Despite these interventions, the financial statements of 16 major manufacturing companies released on the Nigerian Exchange Limited (NGX) for the financial year ended December 31, 2023, reveal a combined forex loss of over N792 billion, marking a significant increase from the previous year. Additionally, these companies recorded a combined loss before tax of N196.788 billion, indicating a challenging operating environment.

Notable companies affected by forex losses include Nestle Nigeria, Nigerian Breweries, NASCON Allied, International Breweries, BUA Cement, Lafarge Africa, Guinness Nigeria, Cadbury Nigeria, Dangote Cement, BUA Foods, Dangote Sugar, Okomu Oil, Notore Chemical, Vitafoam Nigeria, Beta Glass, and Unilever.

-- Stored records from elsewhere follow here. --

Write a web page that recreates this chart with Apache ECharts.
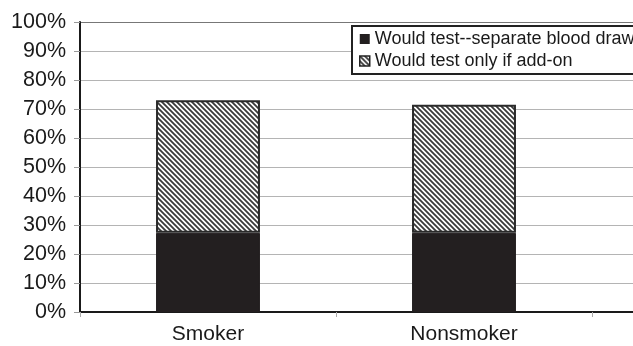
<!DOCTYPE html>
<html>
<head>
<meta charset="utf-8">
<script src="https://cdn.jsdelivr.net/npm/echarts@6/dist/echarts.min.js"></script>
<style>html,body{margin:0;padding:0;background:#fff;}#c{width:633px;height:346px;}</style>
</head>
<body>
<div id="c"></div>
<script>
var categories = ['Smoker', 'Nonsmoker'];
var separateDraw = [27.3, 27.3];
var onlyAddOn = [45.7, 44.2];
var seriesNames = ['Would test--separate blood draw', 'Would test only if add-on'];

function makeHatch() {
  var s = 5;
  var cv = document.createElement('canvas');
  cv.width = s; cv.height = s;
  var ctx = cv.getContext('2d');
  ctx.fillStyle = '#fff';
  ctx.fillRect(0, 0, s, s);
  ctx.strokeStyle = '#3a3a3a';
  ctx.lineWidth = 1.8;
  ctx.beginPath();
  ctx.moveTo(-1, -1); ctx.lineTo(s + 1, s + 1);
  ctx.moveTo(-1, s - 1); ctx.lineTo(1, s + 1);
  ctx.moveTo(s - 1, -1); ctx.lineTo(s + 1, 1);
  ctx.stroke();
  return cv;
}
var hatch = { image: makeHatch(), repeat: 'repeat' };

var splitColors = [];
for (var i = 0; i <= 10; i++) splitColors.push(i === 10 ? '#777' : '#b4b4b4');

var chart = echarts.init(document.getElementById('c'), null, { renderer: 'canvas' });
chart.setOption({
  animation: false,
  backgroundColor: '#fff',
  textStyle: { fontFamily: 'Liberation Sans, Arial, sans-serif' },
  grid: [
    { left: 80, right: 41, top: 22, bottom: 34 },
    { left: 592, right: 0, top: 22, bottom: 34 }
  ],
  legend: {
    left: 352, top: 26,
    orient: 'vertical',
    backgroundColor: '#fff',
    borderColor: '#222',
    borderWidth: 2,
    borderRadius: 0,
    padding: [3, 30, 3, 7],
    itemWidth: 10, itemHeight: 10,
    itemGap: 2,
    itemTextGap: 5,
    textStyle: { fontSize: 18, color: '#1a1a1a', lineHeight: 20, fontFamily: 'Liberation Sans, Arial, sans-serif' },
    data: [
      { name: seriesNames[0], icon: 'rect', itemStyle: { color: '#231f20', borderWidth: 0 } },
      { name: seriesNames[1], icon: 'rect', itemStyle: { color: hatch, borderColor: '#222', borderWidth: 1.5 } }
    ]
  },
  xAxis: [
    {
      type: 'category', data: categories, gridIndex: 0,
      axisLine: { show: true, lineStyle: { color: '#1a1a1a', width: 2 } },
      axisTick: { show: true, length: 5, lineStyle: { color: '#aaa' } },
      axisLabel: { fontSize: 21, color: '#1a1a1a', margin: 12 }
    },
    {
      type: 'value', gridIndex: 1, min: 0, max: 1,
      axisLine: { show: true, lineStyle: { color: '#1a1a1a', width: 2 } },
      axisTick: { show: false }, axisLabel: { show: false }, splitLine: { show: false }
    }
  ],
  yAxis: [
    {
      type: 'value', gridIndex: 0, min: 0, max: 100, interval: 10,
      axisLine: { show: true, lineStyle: { color: '#1a1a1a', width: 2 } },
      axisTick: { show: true, length: 6, lineStyle: { color: '#999' } },
      axisLabel: { formatter: '{value}%', fontSize: 21.5, color: '#1a1a1a', margin: 14 },
      splitLine: { show: true, lineStyle: { color: splitColors, width: 1.2 } }
    },
    {
      type: 'value', gridIndex: 1, min: 0, max: 100, interval: 10,
      axisLine: { show: false }, axisTick: { show: false }, axisLabel: { show: false },
      splitLine: { show: true, lineStyle: { color: splitColors, width: 1.2 } }
    }
  ],
  series: [
    {
      name: seriesNames[0], type: 'bar', stack: 'a', data: separateDraw,
      barWidth: '40.6%', xAxisIndex: 0, yAxisIndex: 0,
      itemStyle: { color: '#231f20', borderColor: '#231f20', borderWidth: 1 }
    },
    {
      name: seriesNames[1], type: 'bar', stack: 'a', data: onlyAddOn,
      barWidth: '40.6%', xAxisIndex: 0, yAxisIndex: 0,
      itemStyle: { color: hatch, borderColor: '#2a2a2a', borderWidth: 2 }
    },
    {
      type: 'scatter', xAxisIndex: 1, yAxisIndex: 1, data: [], silent: true
    }
  ]
});
</script>
</body>
</html>
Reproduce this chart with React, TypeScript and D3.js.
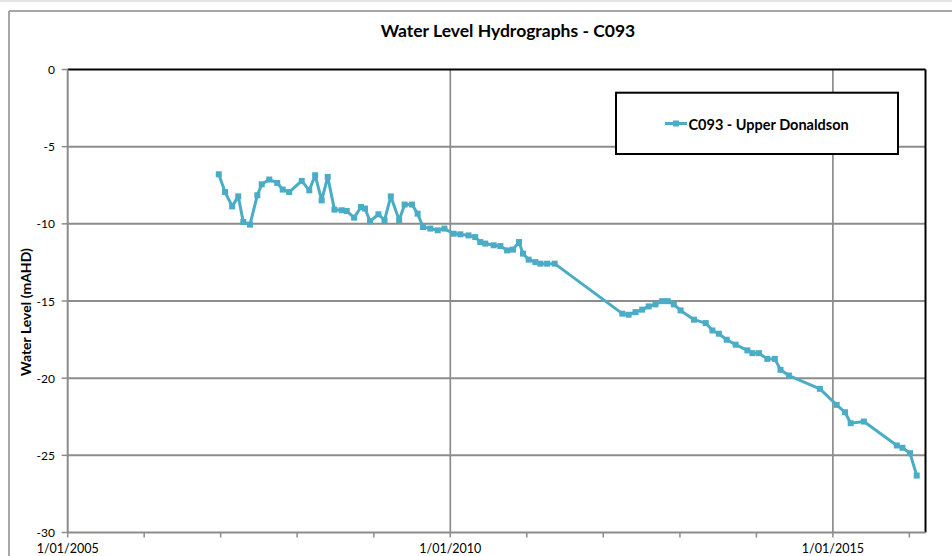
import React from "react";
import * as d3 from "d3";

const dates: string[] = [
  "2006-12-23","2007-01-22","2007-02-25","2007-03-26","2007-04-19","2007-05-21","2007-06-25","2007-07-16",
  "2007-08-21","2007-09-28","2007-10-24","2007-11-24","2008-01-23","2008-02-28","2008-03-27","2008-04-27",
  "2008-05-26","2008-06-27","2008-08-01","2008-08-25","2008-09-29","2008-11-01","2008-11-20","2008-12-14",
  "2009-01-23","2009-02-21","2009-03-23","2009-05-02","2009-05-28","2009-07-02","2009-07-29","2009-08-24",
  "2009-09-28","2009-11-02","2009-12-04","2010-01-17","2010-02-18","2010-03-29","2010-04-30","2010-05-24",
  "2010-06-17","2010-07-27","2010-08-28","2010-09-29","2010-10-27","2010-11-25","2010-12-14","2011-01-10",
  "2011-02-11","2011-03-07","2011-04-08","2011-05-14","2012-04-01","2012-05-01","2012-06-03","2012-07-05",
  "2012-08-05","2012-09-06","2012-10-08","2012-11-04","2012-12-03","2013-01-04","2013-03-09","2013-05-04",
  "2013-06-05","2013-07-06","2013-08-12","2013-09-24","2013-11-19","2013-12-13","2014-01-13","2014-02-22",
  "2014-03-30","2014-04-26","2014-06-05","2014-10-31","2015-01-19","2015-02-28","2015-03-27","2015-05-29",
  "2015-11-02","2015-11-29","2016-01-04","2016-02-05"
];
const levels: number[] = [
  -6.79,-7.94,-8.87,-8.22,-9.88,-10.05,-8.15,-7.44,
  -7.13,-7.35,-7.78,-7.94,-7.22,-7.83,-6.85,-8.48,
  -6.96,-9.08,-9.12,-9.17,-9.6,-8.91,-9.01,-9.84,
  -9.38,-9.77,-8.22,-9.77,-8.75,-8.75,-9.34,-10.21,
  -10.31,-10.42,-10.31,-10.64,-10.68,-10.75,-10.86,-11.18,
  -11.28,-11.39,-11.44,-11.72,-11.67,-11.18,-11.93,-12.32,
  -12.48,-12.58,-12.58,-12.58,-15.82,-15.89,-15.72,-15.56,
  -15.35,-15.22,-15.01,-15.01,-15.22,-15.61,-16.21,-16.43,
  -16.91,-17.12,-17.51,-17.83,-18.2,-18.38,-18.38,-18.75,
  -18.75,-19.46,-19.83,-20.69,-21.73,-22.21,-22.92,-22.81,
  -24.36,-24.51,-24.86,-26.31
];
const yTicks: number[] = [0, -5, -10, -15, -20, -25, -30];
const xLabelYears: number[] = [2005, 2010, 2015];
const minorYears: number[] = [2005, 2006, 2007, 2008, 2009, 2010, 2011, 2012, 2013, 2014, 2015, 2016];
const seriesName = "C093 - Upper Donaldson";
const title = "Water Level Hydrographs - C093";
const yTitle = "Water Level (mAHD)";

const FONT = "Lato, 'Open Sans', sans-serif";
const COLOR = "#4BACC6";
const GRID = "#8c8c8c";

export default function App() {
  const parse = d3.utcParse("%Y-%m-%d");
  const data = dates.map((d, i) => ({ date: parse(d) as Date, value: levels[i] }));

  const left = 67.7, right = 925.5, top = 69.5, bottom = 532.5;
  const x = d3.scaleUtc()
    .domain([new Date(Date.UTC(2005, 0, 1)), new Date(Date.UTC(2016, 2, 18))])
    .range([left, right]);
  const y = d3.scaleLinear().domain([-30, 0]).range([bottom, top]);

  const line = d3.line<{ date: Date; value: number }>()
    .x(d => x(d.date))
    .y(d => y(d.value));

  const fmt = (yr: number) => `1/01/${yr}`;

  return (
    <svg width={952} height={556} style={{ position: "absolute", left: 0, top: 0, background: "#fff" }}
      fontFamily={FONT}>
      <rect x={0} y={0} width={952} height={2} fill="#e4e4e4" />
      {/* outer chart frame */}
      <line x1={9} y1={11} x2={952} y2={11} stroke="#8a8a8a" strokeWidth={1.5} />
      <line x1={9} y1={11} x2={9} y2={556} stroke="#8a8a8a" strokeWidth={1.5} />

      <text x={508} y={30} textAnchor="middle" dominantBaseline="central" fontWeight="bold" fontSize={17.5} fill="#000">
        {title}
      </text>

      {/* horizontal gridlines */}
      {yTicks.filter(t => t !== 0 && t !== -30).map(t => (
        <line key={"hg" + t} x1={left} x2={right} y1={y(t)} y2={y(t)} stroke={GRID} strokeWidth={2} />
      ))}
      {/* vertical gridlines */}
      {xLabelYears.filter(yr => yr !== 2005).map(yr => {
        const xx = x(new Date(Date.UTC(yr, 0, 1)));
        return <line key={"vg" + yr} x1={xx} x2={xx} y1={top} y2={bottom} stroke={GRID} strokeWidth={1.7} />;
      })}

      {/* plot border top & right */}
      <line x1={left} x2={right} y1={top} y2={top} stroke="#000" strokeWidth={2} />
      <line x1={right} x2={right} y1={top} y2={bottom} stroke="#000" strokeWidth={2} />

      {/* y axis */}
      <line x1={left} x2={left} y1={top} y2={bottom} stroke={GRID} strokeWidth={2} />
      {yTicks.map(t => (
        <g key={"yt" + t}>
          <line x1={left - 6} x2={left} y1={y(t)} y2={y(t)} stroke={GRID} strokeWidth={1.5} />
          <text x={55} y={y(t)} textAnchor="end" dominantBaseline="central" fontSize={12} fill="#000">{t}</text>
        </g>
      ))}

      {/* x axis */}
      <line x1={left} x2={right} y1={bottom} y2={bottom} stroke={GRID} strokeWidth={2} />
      {minorYears.map(yr => {
        const xx = x(new Date(Date.UTC(yr, 0, 1)));
        return <line key={"xt" + yr} x1={xx} x2={xx} y1={bottom} y2={bottom + 5} stroke={GRID} strokeWidth={1.5} />;
      })}
      {xLabelYears.map(yr => (
        <text key={"xl" + yr} x={x(new Date(Date.UTC(yr, 0, 1)))} y={548} textAnchor="middle"
          dominantBaseline="central" fontSize={12.5} fill="#000">{fmt(yr)}</text>
      ))}

      <text transform={`translate(25, 312) rotate(-90)`} textAnchor="middle" dominantBaseline="central"
        fontWeight="bold" fontSize={14} fill="#000">{yTitle}</text>

      {/* series */}
      <path d={line(data) || ""} fill="none" stroke={COLOR} strokeWidth={3} strokeLinejoin="round" />
      {data.map((d, i) => (
        <rect key={"m" + i} x={x(d.date) - 3} y={y(d.value) - 3} width={6} height={6} fill={COLOR} />
      ))}

      {/* legend */}
      <rect x={616} y={92.7} width={282} height={61.3} fill="#fff" stroke="#000" strokeWidth={2} />
      <line x1={665} x2={687} y1={123.5} y2={123.5} stroke={COLOR} strokeWidth={3} />
      <rect x={673} y={120.5} width={6} height={6} fill={COLOR} />
      <text x={688.5} y={124} dominantBaseline="central" fontWeight="bold" fontSize={14.5} fill="#000">{seriesName}</text>
    </svg>
  );
}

In response to their financial performance, some companies provided insights:

  • Lafarge Africa reported significant forex losses impacting its profit before tax, despite achieving an increase in net sales.
  • BUA Cement experienced a decline in profit after tax due to increased forex losses.
  • Guinness Nigeria’s operating profit was eroded by forex expenses, leading to a loss for the year.
  • Nestle Nigeria reported a loss before tax primarily due to substantial forex losses incurred during the year.
  • Nigerian Breweries recorded its first loss in six years, attributing it to forex losses following naira devaluation.

Financial analysts, economists, and industry stakeholders have raised concerns about the implications of forex challenges on the economy, including job losses, reduced government income from company taxes, absence of dividend payments, closure of manufacturing plants, inflationary pressure, increased unemployment, and poverty rates.

In response, they advocate for robust fiscal policies to complement monetary policies in strengthening the naira and stabilizing the economy. Suggestions include prioritizing access to forex for manufacturing companies, promoting local production to reduce import dependency, and implementing measures to stabilize the exchange rate and reduce volatility in the forex market.

The CBN has implemented various measures to address forex challenges, including stopping cash payments for Personal Travel Allowance, reviewing guidelines to prevent under-invoicing and over-invoicing, and revoking licenses of Bureaux De Change operators. Additionally, the CBN allocated forex sales to Bureaux De Change to curb price distortions and stabilize retail demand.

Despite these interventions, sustained efforts are needed to address forex challenges effectively and ensure economic stability in Nigeria.